What I loved most about Kent’s story is the effortless way it is told. Her prose style is clean and compelling, although the language — particularly the idioms and some of the dialogue — does occasionally feel too contemporary for the 19th century.

But the way in which the narrative builds and switches between third person (for the District Officer’s family and the reverend) and first person (for Agnes) is one of the book’s great strengths. Not only does it build momentum and provide insights into all of the characters thoughts, it gives the author an effective vehicle for dramatising what happened on the fateful night through the eyes of the person charged with the crime.

Perhaps the only real problem I had with this novel (and I suspect this is unique to me) is that I felt like I’d read it all before — it did not feel as fresh or as original as other reviewers have stated. But I suspect that’s because I’ve spent the best part of 10 years working my way through Arnuldur Indridason’s Reykjavik series. While his novels are set in Iceland in contemporary times, many of them focus on historical crimes, and they’re not dissimilar to Agnes’ situation.

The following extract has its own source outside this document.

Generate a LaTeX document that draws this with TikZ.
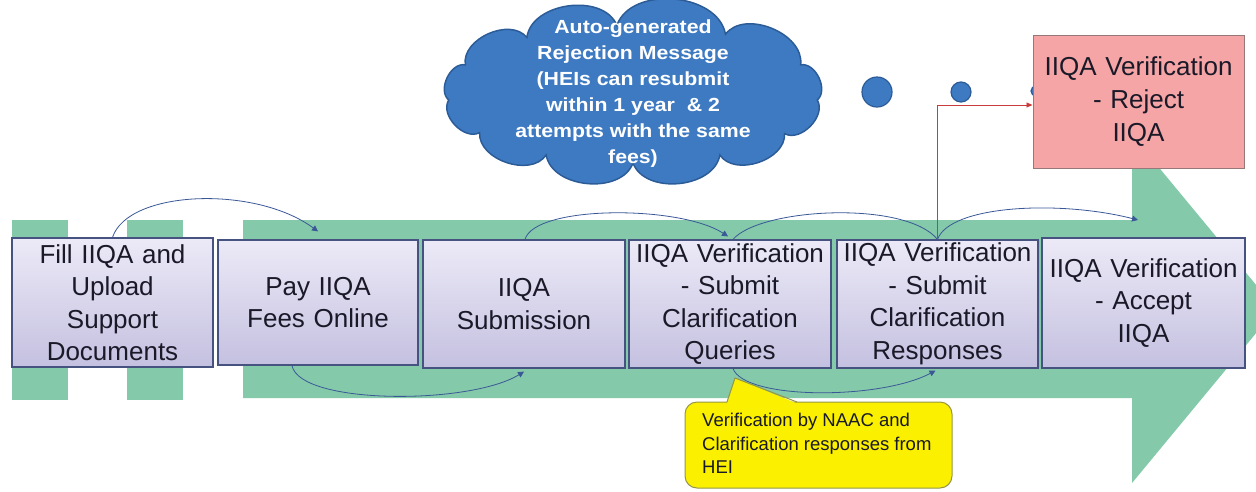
\documentclass[tikz,border=0pt]{standalone}
\usepackage{fontspec}
\setmainfont{Liberation Sans}
\newfontfamily\cloudfont[FakeStretch=1.12]{Liberation Sans}
\usetikzlibrary{arrows.meta}
\definecolor{band}{RGB}{132,201,170}
\definecolor{boxtop}{RGB}{236,234,247}
\definecolor{boxbot}{RGB}{196,192,224}
\definecolor{boxline}{RGB}{70,82,128}
\definecolor{conn}{RGB}{58,88,150}
\definecolor{cloudfill}{RGB}{62,122,194}
\definecolor{cloudline}{RGB}{44,92,152}
\definecolor{rejfill}{RGB}{245,165,165}
\definecolor{rejline}{RGB}{150,120,120}
\definecolor{redline}{RGB}{200,60,60}
\definecolor{yel}{RGB}{250,240,0}
\definecolor{yelline}{RGB}{150,150,70}
\definecolor{txt}{RGB}{25,25,40}
\tikzset{
  stepbox/.style={draw=boxline, line width=1.2pt, top color=boxtop, bottom color=boxbot,
    inner sep=0pt, text width=#1, align=center, text=txt,
    font=\fontsize{26}{32.5}\selectfont},
  conn/.style={draw=conn, line width=0.8pt},
  connarrow/.style={conn, -{Triangle[length=6pt,width=6pt]}},
  dot/.style={circle, fill=cloudfill, draw=cloudline, line width=1.2pt, inner sep=0pt},
  puff/.style={bend left=#1},
}
\begin{document}
\begin{tikzpicture}[x=1pt,y=-1pt]
\useasboundingbox (0,0) rectangle (1256,491);
\clip (0,0) rectangle (1256,491);
% green band
\fill[band] (12,220) rectangle (68,400);
\fill[band] (127,220) rectangle (183,400);
\fill[band] (243,220) -- (1132,220) -- (1132,135) -- (1276,309) -- (1132,483) -- (1132,398) -- (243,398) -- cycle;
% cloud
\coordinate (cc) at (633,94);
\foreach \a [count=\i] in {5,35,62,90,118,146,175,205,235,265,300,335}
  \coordinate (p\i) at ({633+185*cos(\a)},{94+69*sin(\a)});
\filldraw[draw=cloudline, fill=cloudfill, line width=1.5pt]
  (p1) to[puff=75] (p2) to[puff=75] (p3) to[puff=75] (p4) to[puff=75] (p5) to[puff=75] (p6)
  to[puff=75] (p7) to[puff=75] (p8) to[puff=75] (p9) to[puff=75] (p10) to[puff=75] (p11)
  to[puff=75] (p12) to[puff=75] (p1) -- cycle;
\node[text=white, align=center, inner sep=0pt,
  font=\cloudfont\bfseries\fontsize{19}{26}\selectfont] (cloudtext) at (cc)
  {Auto-generated\\Rejection Message\\(HEIs can resubmit\\within 1 year \ \& 2\\attempts with the same\\fees)};
% dots
\node[dot, minimum size=30pt] (d1) at (877,92) {};
\node[dot, minimum size=20pt] (d2) at (961,92) {};
\node[dot, minimum size=10pt] (d3) at (1036,91) {};
% boxes
\node[stepbox=198pt, minimum width=201pt, minimum height=129pt] (b1) at (112.5,302.5) {Fill IIQA and\\Upload\\Support\\Documents};
\node[stepbox=198pt, minimum width=200pt, minimum height=125pt] (b2) at (318,302.5) {Pay IIQA\\Fees Online};
\node[stepbox=198pt, minimum width=202pt, minimum height=128pt] (b3) at (524,304) {IIQA\\Submission};
\node[stepbox=200pt, minimum width=202pt, minimum height=128pt] (b4) at (730,304) {IIQA Verification\\- Submit\\Clarification\\Queries};
\node[stepbox=200pt, minimum width=201pt, minimum height=128pt] (b5) at (937.5,304) {IIQA Verification\\- Submit\\Clarification\\Responses};
\node[stepbox=203pt, minimum width=203pt, minimum height=130pt] (b6) at (1143.5,303) {IIQA Verification\\- Accept\\IIQA};
\node[draw=rejline, fill=rejfill, line width=1pt, inner sep=0pt, text width=210pt, align=center, text=txt,
  font=\fontsize{26}{33}\selectfont, minimum width=211pt, minimum height=133pt] (rej) at (1138.5,101.5)
  {IIQA Verification\\- Reject\\IIQA};
% connectors
\draw[connarrow] (b1.north) .. controls (128,190) and (255,185) .. ([yshift=8pt]b2.north);
\draw[connarrow] ([xshift=-26pt]b2.south) .. controls (300,405) and (470,405) .. ([yshift=-3pt]b3.south);
\draw[connarrow] ([xshift=1pt]b3.north) .. controls (535,205) and (680,205) .. ([xshift=-2pt,yshift=3pt]b4.north);
\draw[conn] ([xshift=3pt]b4.north) .. controls (760,208) and (905,200) .. (b5.north);
\draw[connarrow] ([xshift=3pt]b4.south) .. controls (745,400) and (880,400) .. ([xshift=-2pt,yshift=-2pt]b5.south);
\coordinate (headtop) at (1138,220);
\draw[connarrow] (b5.north) .. controls (950,205) and (1060,200) .. (headtop);
\draw[draw=redline, line width=0.8pt, -{Triangle[length=6pt,width=5pt]}] (b5.north) |- ([yshift=-3.5pt]rej.west);
% callout
\fill[yel, draw=yelline, line width=1pt, rounded corners=12pt] (685,402) rectangle (952,488);
\fill[yel] (727,403.5) -- (735,378) -- (797,403.5) -- cycle;
\draw[yelline, line width=1pt] (727,402) -- (735,378) -- (797,402);
\node[anchor=north west, inner sep=0pt, align=left, text=txt, font=\fontsize{18.5}{23.5}\selectfont] (note) at (702,413)
  {Verification by NAAC and\\Clarification responses from\\HEI};
\end{tikzpicture}
\end{document}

That said Burial Rites is a great read — a proper page-turner with believable characters, a compelling plot that is deftly handled, and a narrative that “zips along” (as a 2011 Booker judge might want to say). It is an incredibly assured debut and it will be interesting to see what Kent comes up with next because for sheer audaciousness — and attention grabbing marketability — this one is going to be hard to top.